Available data →
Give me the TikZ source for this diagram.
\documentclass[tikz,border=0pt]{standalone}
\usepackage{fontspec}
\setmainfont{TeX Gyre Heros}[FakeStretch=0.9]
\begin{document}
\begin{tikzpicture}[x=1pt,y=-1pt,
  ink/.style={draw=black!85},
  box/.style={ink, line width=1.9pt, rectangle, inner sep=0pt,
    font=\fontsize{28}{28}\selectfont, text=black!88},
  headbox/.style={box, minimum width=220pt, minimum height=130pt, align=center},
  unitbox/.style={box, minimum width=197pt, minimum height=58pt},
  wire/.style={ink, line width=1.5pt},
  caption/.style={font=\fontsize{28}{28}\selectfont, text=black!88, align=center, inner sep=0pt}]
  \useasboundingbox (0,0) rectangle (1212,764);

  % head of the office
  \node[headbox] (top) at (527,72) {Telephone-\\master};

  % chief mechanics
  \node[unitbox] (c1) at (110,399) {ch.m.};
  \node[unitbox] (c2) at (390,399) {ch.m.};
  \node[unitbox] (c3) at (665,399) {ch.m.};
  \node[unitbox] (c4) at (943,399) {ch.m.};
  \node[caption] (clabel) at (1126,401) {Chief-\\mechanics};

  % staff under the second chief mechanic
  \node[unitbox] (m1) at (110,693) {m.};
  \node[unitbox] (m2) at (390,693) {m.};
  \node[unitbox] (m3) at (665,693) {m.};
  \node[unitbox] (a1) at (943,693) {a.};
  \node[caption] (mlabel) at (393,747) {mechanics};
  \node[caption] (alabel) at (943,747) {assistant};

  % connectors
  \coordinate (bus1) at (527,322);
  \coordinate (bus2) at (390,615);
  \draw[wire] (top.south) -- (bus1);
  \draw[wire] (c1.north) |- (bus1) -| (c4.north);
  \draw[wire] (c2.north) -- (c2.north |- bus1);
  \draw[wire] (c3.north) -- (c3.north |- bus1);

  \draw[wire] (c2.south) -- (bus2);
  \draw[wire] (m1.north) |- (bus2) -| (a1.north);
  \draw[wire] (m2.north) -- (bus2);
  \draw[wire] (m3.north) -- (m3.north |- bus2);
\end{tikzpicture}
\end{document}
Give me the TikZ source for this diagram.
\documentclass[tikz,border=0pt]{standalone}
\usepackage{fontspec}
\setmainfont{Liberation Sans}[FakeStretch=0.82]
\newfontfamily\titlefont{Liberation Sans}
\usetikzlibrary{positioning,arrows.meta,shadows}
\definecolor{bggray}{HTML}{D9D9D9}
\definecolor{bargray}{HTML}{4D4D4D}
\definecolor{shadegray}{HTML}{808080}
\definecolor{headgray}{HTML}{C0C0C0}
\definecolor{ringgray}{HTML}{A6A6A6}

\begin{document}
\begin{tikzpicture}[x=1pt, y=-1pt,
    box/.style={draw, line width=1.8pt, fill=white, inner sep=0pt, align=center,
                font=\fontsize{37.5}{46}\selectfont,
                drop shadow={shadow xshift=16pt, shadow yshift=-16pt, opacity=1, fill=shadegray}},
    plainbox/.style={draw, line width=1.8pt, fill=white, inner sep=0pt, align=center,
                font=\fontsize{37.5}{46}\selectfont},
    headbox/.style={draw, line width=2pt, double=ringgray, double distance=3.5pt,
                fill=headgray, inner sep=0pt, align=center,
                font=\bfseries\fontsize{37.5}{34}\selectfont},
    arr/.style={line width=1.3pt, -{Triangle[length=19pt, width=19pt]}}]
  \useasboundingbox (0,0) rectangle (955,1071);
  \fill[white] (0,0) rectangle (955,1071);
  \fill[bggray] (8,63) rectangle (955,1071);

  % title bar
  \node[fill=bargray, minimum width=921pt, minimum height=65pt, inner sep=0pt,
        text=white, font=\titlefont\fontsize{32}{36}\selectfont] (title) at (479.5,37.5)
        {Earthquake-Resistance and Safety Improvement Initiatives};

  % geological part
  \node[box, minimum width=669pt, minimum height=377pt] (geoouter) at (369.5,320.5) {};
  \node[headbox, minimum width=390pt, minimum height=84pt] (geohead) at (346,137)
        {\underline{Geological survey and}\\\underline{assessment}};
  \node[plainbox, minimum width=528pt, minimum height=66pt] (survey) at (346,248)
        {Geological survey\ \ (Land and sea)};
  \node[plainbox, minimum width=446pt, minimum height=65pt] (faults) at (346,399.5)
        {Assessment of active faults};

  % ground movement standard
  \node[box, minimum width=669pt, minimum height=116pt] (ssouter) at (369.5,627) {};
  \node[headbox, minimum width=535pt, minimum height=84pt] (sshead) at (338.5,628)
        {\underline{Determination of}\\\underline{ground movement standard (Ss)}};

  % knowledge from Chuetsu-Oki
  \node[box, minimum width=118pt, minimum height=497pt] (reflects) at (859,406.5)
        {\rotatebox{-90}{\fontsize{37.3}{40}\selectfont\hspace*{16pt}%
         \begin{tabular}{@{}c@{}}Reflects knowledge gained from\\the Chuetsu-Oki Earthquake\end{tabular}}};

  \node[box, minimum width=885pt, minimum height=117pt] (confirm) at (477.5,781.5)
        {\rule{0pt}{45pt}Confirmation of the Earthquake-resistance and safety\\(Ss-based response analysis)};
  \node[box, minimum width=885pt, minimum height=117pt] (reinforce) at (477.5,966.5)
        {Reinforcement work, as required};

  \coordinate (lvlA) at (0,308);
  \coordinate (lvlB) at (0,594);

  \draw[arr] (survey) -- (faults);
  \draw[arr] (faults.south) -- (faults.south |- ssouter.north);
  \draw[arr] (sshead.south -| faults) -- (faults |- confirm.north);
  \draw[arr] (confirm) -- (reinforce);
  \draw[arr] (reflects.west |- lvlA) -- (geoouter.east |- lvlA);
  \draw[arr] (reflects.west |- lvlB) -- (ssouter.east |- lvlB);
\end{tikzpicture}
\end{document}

The request →
Repeat verbatim the opening run of entries, ending with the line that contains "(top) at (527,72)".

Exercise response →
Give me the TikZ source for this diagram.
\documentclass[tikz,border=0pt]{standalone}
\usepackage{fontspec}
\setmainfont{TeX Gyre Heros}[FakeStretch=0.9]
\begin{document}
\begin{tikzpicture}[x=1pt,y=-1pt,
  ink/.style={draw=black!85},
  box/.style={ink, line width=1.9pt, rectangle, inner sep=0pt,
    font=\fontsize{28}{28}\selectfont, text=black!88},
  headbox/.style={box, minimum width=220pt, minimum height=130pt, align=center},
  unitbox/.style={box, minimum width=197pt, minimum height=58pt},
  wire/.style={ink, line width=1.5pt},
  caption/.style={font=\fontsize{28}{28}\selectfont, text=black!88, align=center, inner sep=0pt}]
  \useasboundingbox (0,0) rectangle (1212,764);

  % head of the office
  \node[headbox] (top) at (527,72) {Telephone-\\master};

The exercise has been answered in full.